All lines from the top of the records below through the line holding "ya1.axisLabel.margin = 11;", and only those, should be printed exactly, minus the pictures.

RECORDS start

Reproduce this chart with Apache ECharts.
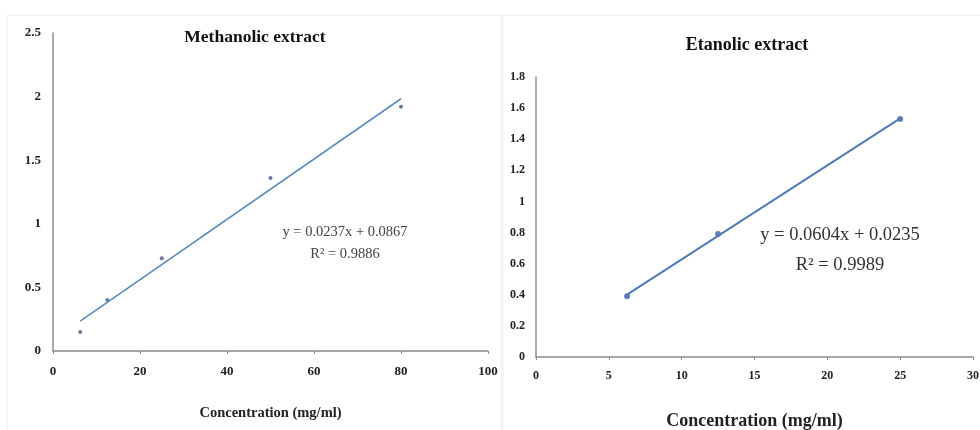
<!DOCTYPE html>
<html>
<head>
<meta charset="utf-8">
<script src="https://cdn.jsdelivr.net/npm/echarts@6/dist/echarts.min.js"></script>
<style>
  html, body { margin: 0; padding: 0; background: #fff; }
  #chart { width: 980px; height: 430px; }
</style>
</head>
<body>
<div id="chart"></div>
<script>
// Methanolic extract
var methX = [6.25, 12.5, 25, 50, 80];
var methY = [0.15, 0.40, 0.73, 1.36, 1.92];
var methTrend = [[6.25, 0.235], [80, 1.983]];
var methXTicks = [0, 100, 20];
var methYTicks = [0, 2.5, 0.5];

// Etanolic extract
var etX = [6.25, 12.5, 25];
var etY = [0.39, 0.79, 1.53];
var etTrend = [[6.25, 0.401], [25, 1.534]];
var etXTicks = [0, 30, 5];
var etYTicks = [0, 1.8, 0.2];

var serif = 'Liberation Serif';
var axisGrey = '#8c8c8c';

function pairs(xs, ys) {
	var out = [];
	for (var i = 0; i < xs.length; i++) out.push([xs[i], ys[i]]);
	return out;
}

function valueAxis(ticks, idx, fontSize) {
	return {
		type: 'value',
		gridIndex: idx,
		min: ticks[0],
		max: ticks[1],
		interval: ticks[2],
		splitLine: { show: false },
		axisLine: { show: true, lineStyle: { color: axisGrey, width: 1.5 } },
		axisLabel: { fontFamily: serif, fontWeight: 'bold', fontSize: fontSize, color: '#222' }
	};
}

var chart = echarts.init(document.getElementById('chart'));

var xa0 = valueAxis(methXTicks, 0, 13);
xa0.axisTick = { show: true, length: 3, inside: false, lineStyle: { color: axisGrey } };
xa0.axisLabel.margin = 14;
xa0.name = 'Concentration (mg/ml)';
xa0.nameLocation = 'middle';
xa0.nameGap = 55;
xa0.nameTextStyle = { fontFamily: serif, fontWeight: 'bold', fontSize: 14.5, color: '#222' };

var xa1 = valueAxis(etXTicks, 1, 12);
xa1.axisTick = { show: true, length: 3, lineStyle: { color: axisGrey } };
xa1.axisLabel.margin = 13;
xa1.name = 'Concentration (mg/ml)';
xa1.nameLocation = 'middle';
xa1.nameGap = 55;
xa1.nameTextStyle = { fontFamily: serif, fontWeight: 'bold', fontSize: 18, color: '#222' };

var ya0 = valueAxis(methYTicks, 0, 13);
ya0.axisTick = { show: false };
ya0.axisLabel.margin = 12;

var ya1 = valueAxis(etYTicks, 1, 12);
ya1.axisTick = { show: false };
ya1.axisLabel.margin = 11;

var option = {
	backgroundColor: '#fff',
	animation: false,
	title: [{
		text: 'Methanolic extract',
		left: 250, top: 23, textAlign: 'center',
		textStyle: { fontFamily: serif, fontWeight: 'bold', fontSize: 17.5, color: '#111' }
	}, {
		text: 'Etanolic extract',
		left: 742, top: 31, textAlign: 'center',
		textStyle: { fontFamily: serif, fontWeight: 'bold', fontSize: 18, color: '#111' }
	}],
	grid: [
		{ left: 53, right: 492, top: 33, bottom: 79, outerBoundsMode: 'none' },
		{ left: 536, right: 7, top: 77, bottom: 73, outerBoundsMode: 'none' }
	],
	xAxis: [xa0, xa1],
	yAxis: [ya0, ya1],
	graphic: [
		{ type: 'rect', shape: { x: 7, y: 15, width: 494, height: 420 },
		  style: { fill: 'none', stroke: '#ececec', lineWidth: 1 }, z: -1 },
		{ type: 'rect', shape: { x: 503, y: 15, width: 480, height: 420 },
		  style: { fill: 'none', stroke: '#ececec', lineWidth: 1 }, z: -1 },
		{ type: 'text', x: 345, y: 232, style: { text: 'y = 0.0237x + 0.0867', fontFamily: serif,
		  fontSize: 14.5, fill: '#444', textAlign: 'center', textVerticalAlign: 'middle' } },
		{ type: 'text', x: 345, y: 254, style: { text: 'R² = 0.9886', fontFamily: serif,
		  fontSize: 14.5, fill: '#444', textAlign: 'center', textVerticalAlign: 'middle' } },
		{ type: 'text', x: 840, y: 235, style: { text: 'y = 0.0604x + 0.0235', fontFamily: serif,
		  fontSize: 18.5, fill: '#333', textAlign: 'center', textVerticalAlign: 'middle' } },
		{ type: 'text', x: 840, y: 265, style: { text: 'R² = 0.9989', fontFamily: serif,
		  fontSize: 18.5, fill: '#333', textAlign: 'center', textVerticalAlign: 'middle' } }
	],
	series: [{
		type: 'line',
		xAxisIndex: 0, yAxisIndex: 0,
		data: methTrend,
		showSymbol: false,
		lineStyle: { color: '#5a8ac0', width: 1.6 }
	}, {
		type: 'scatter',
		xAxisIndex: 0, yAxisIndex: 0,
		data: pairs(methX, methY),
		symbolSize: 4,
		itemStyle: { color: '#3d5a85' }
	}, {
		type: 'line',
		xAxisIndex: 1, yAxisIndex: 1,
		data: etTrend,
		showSymbol: false,
		lineStyle: { color: '#4f7cb8', width: 2 }
	}, {
		type: 'scatter',
		xAxisIndex: 1, yAxisIndex: 1,
		data: pairs(etX, etY),
		symbolSize: 6,
		itemStyle: { color: '#3c5ea8' }
	}]
};

chart.setOption(option);
</script>
</body>
</html>
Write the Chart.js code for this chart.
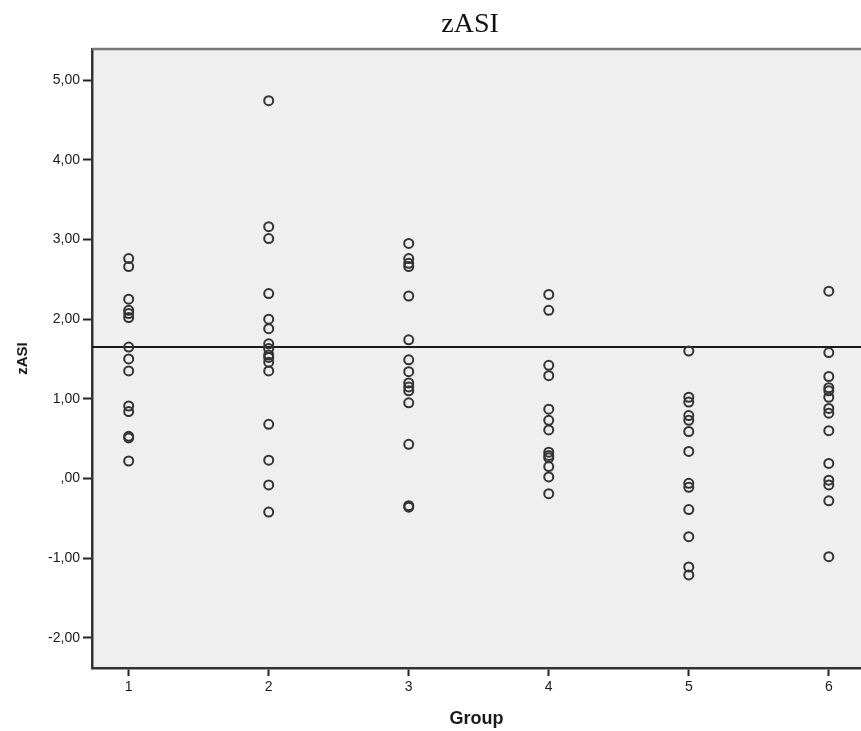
<!DOCTYPE html>
<html>
<head>
<meta charset="utf-8">
<title>zASI</title>
<script src="https://cdn.jsdelivr.net/npm/chart.js@4/dist/chart.umd.min.js"></script>
<style>
  html, body { margin: 0; padding: 0; background: #fff; }
  canvas { display: block; }
</style>
</head>
<body>
<canvas id="grafico" width="861" height="731"></canvas>
<script>
// zASI values per group
const grupos = [1, 2, 3, 4, 5, 6];
const grupo1 = [2.76, 2.66, 2.25, 2.11, 2.07, 2.02, 1.65, 1.50, 1.35, 0.91, 0.84, 0.53, 0.51, 0.22];
const grupo2 = [4.74, 3.16, 3.01, 2.32, 2.00, 1.88, 1.69, 1.63, 1.55, 1.52, 1.46, 1.35, 0.68, 0.23, -0.08, -0.42];
const grupo3 = [2.95, 2.76, 2.70, 2.66, 2.29, 1.74, 1.49, 1.34, 1.20, 1.15, 1.10, 0.95, 0.43, -0.34, -0.36];
const grupo4 = [2.31, 2.11, 1.42, 1.29, 0.87, 0.73, 0.61, 0.33, 0.29, 0.26, 0.15, 0.02, -0.19];
const grupo5 = [1.60, 1.02, 0.96, 0.79, 0.73, 0.59, 0.34, -0.06, -0.11, -0.39, -0.73, -1.11, -1.21];
const grupo6 = [2.35, 1.58, 1.28, 1.14, 1.10, 1.02, 0.88, 0.82, 0.60, 0.19, -0.02, -0.08, -0.28, -0.98];
const valores = [grupo1, grupo2, grupo3, grupo4, grupo5, grupo6];

const linhaRef = 1.65;                 // reference line
const ticksY = [-2, -1, 0, 1, 2, 3, 4, 5];
const ticksX = grupos;
const eixoX = { min: 0.738, max: 6.23 };
const eixoY = { min: -2.377, max: 5.389 };

const pontos = [];
valores.forEach((lista, i) => {
    lista.forEach(v => pontos.push({ x: grupos[i], y: v }));
});

const fonteEixo = "'Liberation Sans', Arial, sans-serif";

const fundoPlugin = {
    id: 'fundo',
    beforeDraw(chart) {
        const { ctx, chartArea: a } = chart;
        ctx.save();
        ctx.fillStyle = '#efefef';
        ctx.fillRect(a.left, a.top, a.right - a.left, a.bottom - a.top);
        ctx.restore();
    },
    afterDraw(chart) {
        const { ctx, chartArea: a } = chart;
        ctx.save();
        // top frame
        ctx.strokeStyle = '#777';
        ctx.lineWidth = 2.5;
        ctx.beginPath();
        ctx.moveTo(a.left, a.top);
        ctx.lineTo(a.right, a.top);
        ctx.stroke();
        // title
        ctx.fillStyle = '#111';
        ctx.font = "28px 'Liberation Serif', 'Times New Roman', serif";
        ctx.textAlign = 'center';
        ctx.textBaseline = 'middle';
        ctx.fillText('zASI', 470, 25);
        ctx.restore();
    }
};

const fixarTicks = lista => scale => { scale.ticks = lista.map(v => ({ value: v })); };
const rotulo = v => {
    const s = v.toFixed(2).replace('.', ',');
    return s === '0,00' ? ',00' : s;
};

new Chart(document.getElementById('grafico'), {
    type: 'scatter',
    data: {
        datasets: [
            {
                label: 'zASI',
                data: pontos,
                pointStyle: 'circle',
                pointRadius: 4.5,
                pointBorderWidth: 2,
                pointBorderColor: '#333',
                pointBackgroundColor: 'rgba(0,0,0,0)',
                showLine: false
            },
            {
                type: 'line',
                label: 'ref',
                data: [{ x: eixoX.min, y: linhaRef }, { x: eixoX.max, y: linhaRef }],
                borderColor: '#1a1a1a',
                borderWidth: 1.8,
                pointRadius: 0,
                fill: false
            }
        ]
    },
    options: {
        responsive: false,
        animation: false,
        layout: { autoPadding: false, padding: { top: 49, right: 0, left: 0, bottom: 0 } },
        plugins: {
            legend: { display: false },
            tooltip: { enabled: false },
            title: { display: false }
        },
        scales: {
            x: {
                type: 'linear',
                min: eixoX.min,
                max: eixoX.max,
                afterBuildTicks: fixarTicks(ticksX),
                afterFit: s => { s.height = 63; s.paddingRight = 0; },
                grid: { display: true, drawOnChartArea: false, drawTicks: true, tickLength: 8, tickColor: '#222', tickWidth: 2 },
                border: { display: true, color: '#333', width: 2.5 },
                ticks: { color: '#1a1a1a', font: { family: fonteEixo, size: 14 }, padding: 3, maxRotation: 0, callback: v => String(v) },
                title: { display: true, text: 'Group', color: '#1a1a1a', font: { family: fonteEixo, size: 18, weight: 'bold' }, padding: { top: 0, bottom: 1 } }
            },
            y: {
                min: eixoY.min,
                max: eixoY.max,
                afterBuildTicks: fixarTicks(ticksY),
                afterFit: s => { s.width = 92; },
                grid: { display: true, drawOnChartArea: false, drawTicks: true, tickLength: 9, tickColor: '#222', tickWidth: 2 },
                border: { display: true, color: '#333', width: 2.5 },
                ticks: { color: '#1a1a1a', font: { family: fonteEixo, size: 14 }, padding: 3, callback: rotulo },
                title: { display: true, text: 'zASI', color: '#1a1a1a', font: { family: fonteEixo, size: 15, weight: 'bold' }, padding: { top: 14, bottom: 0 } }
            }
        }
    },
    plugins: [fundoPlugin]
});
</script>
</body>
</html>
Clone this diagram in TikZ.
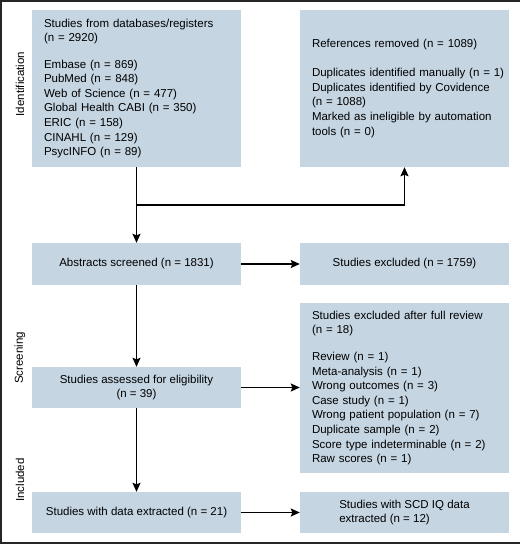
\documentclass[tikz,border=0pt]{standalone}
\usepackage{fontspec}
\setmainfont{Liberation Sans}
\usetikzlibrary{arrows.meta}
\definecolor{boxblue}{RGB}{197,213,226}
\begin{document}
\begin{tikzpicture}[x=1pt,y=-1pt,
  box/.style={fill=boxblue, draw=none, minimum width=209pt, inner ysep=0pt,
    font=\fontsize{11.5}{14.6}\selectfont},
  leftbox/.style={box, text width=205pt, inner xsep=2pt, align=left,
    execute at begin node={\leftskip=10pt\relax}},
  centbox/.style={box, align=center},
  arr/.style={line width=1.5pt, -{Stealth[length=9pt,width=8pt,inset=1.5pt]}},
  side/.style={rotate=90, font=\fontsize{11.5}{13}\selectfont}]
\useasboundingbox (0,0) rectangle (520,544);
\draw[line width=1.2pt, black!85] (520,1) -- (1,1) -- (1,543) -- (520,543);

\node[leftbox, minimum height=157pt] (db) at (136.5,88.5)
  {Studies from databases/registers\\(n = 2920)\\[11.5pt]
   Embase (n = 869)\\PubMed (n = 848)\\Web of Science (n = 477)\\
   Global Health CABI (n = 350)\\ERIC (n = 158)\\CINAHL (n = 129)\\PsycINFO (n = 89)};
\node[leftbox, minimum height=157pt] (rem) at (404.5,88.5)
  {References removed (n = 1089)\\[14.4pt]
   Duplicates identified manually (n = 1)\\Duplicates identified by Covidence\\(n = 1088)\\
   Marked as ineligible by automation\\tools (n = 0)};
\node[centbox, minimum height=42pt] (abs) at (136.5,264) {Abstracts screened (n = 1831)};
\node[centbox, minimum height=42pt] (exc) at (404.5,264) {Studies excluded (n = 1759)};
\node[centbox, minimum height=41pt] (elig) at (136.5,387.5) {Studies assessed for eligibility\\(n = 39)};
\node[leftbox, minimum height=170pt] (full) at (404.5,388)
  {Studies excluded after full review\\(n = 18)\\[12pt]
   Review (n = 1)\\Meta-analysis (n = 1)\\Wrong outcomes (n = 3)\\Case study (n = 1)\\
   Wrong patient population (n = 7)\\Duplicate sample (n = 2)\\
   Score type indeterminable (n = 2)\\Raw scores (n = 1)};
\node[centbox, minimum height=41pt] (inc) at (136.5,512.5) {Studies with data extracted (n = 21)};
\node[box, align=left, minimum height=41pt] (scd) at (404.5,512.5) {Studies with SCD IQ data\\extracted (n = 12)};

\node[side] (lid) at (20,84) {Identification};
\node[side] (lsc) at (20,358) {Screening};
\node[side] (lin) at (20,480) {Included};

\coordinate (j) at (136.5,205);
\draw[arr] (db.south) -- (abs.north);
\draw[arr] (j) -| (rem.south);
\draw[arr] (abs.east) -- (exc.west);
\draw[arr] (abs.south) -- (elig.north);
\draw[arr] (elig.east) -- (elig.east -| full.west);
\draw[arr] (elig.south) -- (inc.north);
\draw[arr] (inc.east) -- (scd.west);
\end{tikzpicture}
\end{document}
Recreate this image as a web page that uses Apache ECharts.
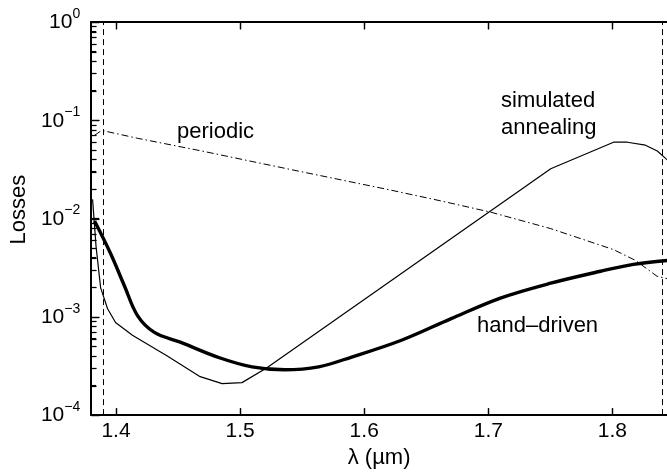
<!DOCTYPE html>
<html>
<head>
<meta charset="utf-8">
<script src="https://cdn.jsdelivr.net/npm/echarts@6/dist/echarts.min.js"></script>
<style>html,body{margin:0;padding:0;background:#fff;}#c{width:667px;height:474px;}</style>
</head>
<body>
<div id="c"></div>
<script>
// wavelength (µm) / loss pairs
var periodicX = [1.3827, 1.3884, 1.4173, 1.4694, 1.5095, 1.5497, 1.6179, 1.6620, 1.7021, 1.7503, 1.8009, 1.8186, 1.8359, 1.8443];
var periodicY = [0.0703, 0.0789, 0.0656, 0.0486, 0.0381, 0.0299, 0.0199, 0.0151, 0.0116, 0.00790, 0.00483, 0.00375, 0.00259, 0.00244];

var annealX = [1.3811, 1.3839, 1.3876, 1.3932, 1.3996, 1.4132, 1.4413, 1.4678, 1.4855, 1.5015, 1.5216, 1.7503, 1.8009, 1.8121, 1.8266, 1.8362, 1.8442];
var annealY = [0.01567, 0.00518, 0.00197, 0.00121, 0.000876, 0.000649, 0.000399, 0.000246, 0.000209, 0.000214, 0.000303, 0.0321, 0.0598, 0.0598, 0.0558, 0.0486, 0.0395];

var handX = [1.3827, 1.3956, 1.4068, 1.4173, 1.4309, 1.4518, 1.4839, 1.5096, 1.5360, 1.5633, 1.5899, 1.6300, 1.6701, 1.7103, 1.7503, 1.7905, 1.8169, 1.8443];
var handY = [0.00944, 0.00441, 0.00206, 0.00103, 0.000695, 0.000552, 0.000381, 0.000310, 0.000289, 0.000310, 0.000390, 0.000578, 0.000960, 0.00156, 0.00220, 0.00291, 0.00342, 0.00375];

var cutoffs = [1.3898, 1.8356];
var xTicks = [1.4, 1.5, 1.6, 1.7, 1.8];
var yDecades = [1e-4, 1e-3, 1e-2, 1e-1, 1];
var yMinor = [];
[1e-4, 1e-3, 1e-2, 1e-1].forEach(function (d) { for (var k = 2; k <= 9; k++) yMinor.push(d * k); });

var X_MIN = 1.38, X_MAX = 1.844, Y_MIN = 1e-4, Y_MAX = 1;

function pairs(xs, ys) { return xs.map(function (x, i) { return [x, ys[i]]; }); }
function log10(v) { return Math.log(v) / Math.LN10; }

// tick marks as data points (kind: 0 bottom, 1 top, 2 left major, 3 left minor)
var tickData = []
  .concat(xTicks.map(function (x) { return [x, Y_MIN, 0]; }))
  .concat(xTicks.map(function (x) { return [x, Y_MAX, 1]; }))
  .concat(yDecades.map(function (y) { return [X_MIN, y, 2]; }))
  .concat(yMinor.map(function (y) { return [X_MIN, y, 3]; }));

var FONT = '"Liberation Sans", Arial, Helvetica, sans-serif';
var chart = echarts.init(document.getElementById('c'));

chart.setOption({
  animation: false,
  grid: { left: 88, top: 22, right: 0, bottom: 53 },
  xAxis: [{
    type: 'value', min: X_MIN, max: X_MAX,
    name: 'λ (µm)', nameLocation: 'middle', nameGap: 27,
    nameTextStyle: { fontSize: 22, color: '#000', fontFamily: FONT },
    axisLine: { show: true, onZero: false, lineStyle: { color: '#000', width: 2 } },
    axisTick: { show: true, inside: true, length: 7, customValues: xTicks, lineStyle: { color: '#000', width: 1.3 } },
    axisLabel: { show: true, customValues: xTicks, fontSize: 21, color: '#000', margin: 6, fontFamily: FONT,
      formatter: function (v) { return v.toFixed(1); } },
    splitLine: { show: false }
  }, {
    type: 'value', min: X_MIN, max: X_MAX, position: 'top',
    axisLine: { show: true, onZero: false, lineStyle: { color: '#000', width: 2 } },
    axisTick: { show: true, inside: true, length: 7, customValues: xTicks, lineStyle: { color: '#000', width: 1.3 } },
    axisLabel: { show: false, customValues: xTicks },
    splitLine: { show: false }
  }],
  yAxis: [{
    type: 'log', logBase: 10, min: Y_MIN, max: Y_MAX,
    name: 'Losses', nameLocation: 'middle', nameGap: 56, nameRotate: 90,
    nameTextStyle: { fontSize: 22, color: '#000', fontFamily: FONT, padding: [0, 0, 0, 18] },
    axisLine: { show: true, onZero: false, lineStyle: { color: '#000', width: 2 } },
    axisTick: { show: true, inside: true, length: 8, lineStyle: { color: '#000', width: 1.3 } },
    minorTick: { show: true, splitNumber: 9, length: 5, lineStyle: { color: '#000', width: 1.1 } },
    axisLabel: {
      show: true, margin: 11, fontFamily: FONT,
      formatter: function (v) {
        var e = Math.round(log10(v));
        return '{b|10}{s|' + (e < 0 ? '\u2212' + (-e) : e) + '}';
      },
      rich: {
        b: { fontSize: 21, color: '#000', fontFamily: FONT, verticalAlign: 'bottom', lineHeight: 22 },
        s: { fontSize: 14, color: '#000', fontFamily: FONT, verticalAlign: 'bottom', lineHeight: 22, padding: [0, 0, 12, 0] }
      }
    },
    splitLine: { show: false }
  }],
  series: [{
    name: 'periodic', type: 'line',
    data: pairs(periodicX, periodicY), showSymbol: false, symbol: 'none',
    lineStyle: { color: '#000', width: 1, type: [7, 3, 1.5, 3] },
    markLine: {
      silent: true, symbol: ['none', 'none'], label: { show: false },
      lineStyle: { color: '#000', width: 1, type: [6, 4] },
      data: cutoffs.map(function (c) { return { xAxis: c }; })
    }
  }, {
    name: 'simulated annealing', type: 'line',
    data: pairs(annealX, annealY), showSymbol: false, symbol: 'none',
    lineStyle: { color: '#000', width: 1.2 }
  }, {
    name: 'hand-driven', type: 'line',
    data: pairs(handX, handY), showSymbol: false, symbol: 'none', smooth: 0.35,
    lineStyle: { color: '#000', width: 3.4 }
  }, {
    name: 'ticks', type: 'custom', silent: true, clip: false, z: 20,
    dimensions: ['x', 'y', 'kind'],
    encode: { x: 0, y: 1 },
    data: tickData,
    renderItem: function (params, api) {
      var p = api.coord([api.value(0), api.value(1)]);
      var kind = api.value(2);
      var x = Math.round(p[0]) + 0.5, y = Math.round(p[1]) + 0.5;
      var shape;
      if (kind === 0) shape = { x1: x, y1: y, x2: x, y2: y - 7 };
      else if (kind === 1) shape = { x1: x, y1: y, x2: x, y2: y + 7 };
      else if (kind === 2) shape = { x1: x, y1: y, x2: x + 8, y2: y };
      else shape = { x1: x, y1: y, x2: x + 5, y2: y };
      return { type: 'line', shape: shape, style: { stroke: '#000', lineWidth: 1.2 } };
    }
  }],
  graphic: [
    { type: 'text', left: 177, top: 121, style: { text: 'periodic', font: '22px ' + FONT, fill: '#000' } },
    { type: 'text', left: 501, top: 90, style: { text: 'simulated', font: '22px ' + FONT, fill: '#000' } },
    { type: 'text', left: 501, top: 117, style: { text: 'annealing', font: '22px ' + FONT, fill: '#000' } },
    { type: 'text', left: 477, top: 315, style: { text: 'hand\u2013driven', font: '22px ' + FONT, fill: '#000' } }
  ]
});
</script>
</body>
</html>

RECORDS end

THE SOLUTION —
Reproduce this chart with Apache ECharts.
<!DOCTYPE html>
<html>
<head>
<meta charset="utf-8">
<script src="https://cdn.jsdelivr.net/npm/echarts@6/dist/echarts.min.js"></script>
<style>
  html, body { margin: 0; padding: 0; background: #fff; }
  #chart { width: 980px; height: 430px; }
</style>
</head>
<body>
<div id="chart"></div>
<script>
// Methanolic extract
var methX = [6.25, 12.5, 25, 50, 80];
var methY = [0.15, 0.40, 0.73, 1.36, 1.92];
var methTrend = [[6.25, 0.235], [80, 1.983]];
var methXTicks = [0, 100, 20];
var methYTicks = [0, 2.5, 0.5];

// Etanolic extract
var etX = [6.25, 12.5, 25];
var etY = [0.39, 0.79, 1.53];
var etTrend = [[6.25, 0.401], [25, 1.534]];
var etXTicks = [0, 30, 5];
var etYTicks = [0, 1.8, 0.2];

var serif = 'Liberation Serif';
var axisGrey = '#8c8c8c';

function pairs(xs, ys) {
	var out = [];
	for (var i = 0; i < xs.length; i++) out.push([xs[i], ys[i]]);
	return out;
}

function valueAxis(ticks, idx, fontSize) {
	return {
		type: 'value',
		gridIndex: idx,
		min: ticks[0],
		max: ticks[1],
		interval: ticks[2],
		splitLine: { show: false },
		axisLine: { show: true, lineStyle: { color: axisGrey, width: 1.5 } },
		axisLabel: { fontFamily: serif, fontWeight: 'bold', fontSize: fontSize, color: '#222' }
	};
}

var chart = echarts.init(document.getElementById('chart'));

var xa0 = valueAxis(methXTicks, 0, 13);
xa0.axisTick = { show: true, length: 3, inside: false, lineStyle: { color: axisGrey } };
xa0.axisLabel.margin = 14;
xa0.name = 'Concentration (mg/ml)';
xa0.nameLocation = 'middle';
xa0.nameGap = 55;
xa0.nameTextStyle = { fontFamily: serif, fontWeight: 'bold', fontSize: 14.5, color: '#222' };

var xa1 = valueAxis(etXTicks, 1, 12);
xa1.axisTick = { show: true, length: 3, lineStyle: { color: axisGrey } };
xa1.axisLabel.margin = 13;
xa1.name = 'Concentration (mg/ml)';
xa1.nameLocation = 'middle';
xa1.nameGap = 55;
xa1.nameTextStyle = { fontFamily: serif, fontWeight: 'bold', fontSize: 18, color: '#222' };

var ya0 = valueAxis(methYTicks, 0, 13);
ya0.axisTick = { show: false };
ya0.axisLabel.margin = 12;

var ya1 = valueAxis(etYTicks, 1, 12);
ya1.axisTick = { show: false };
ya1.axisLabel.margin = 11;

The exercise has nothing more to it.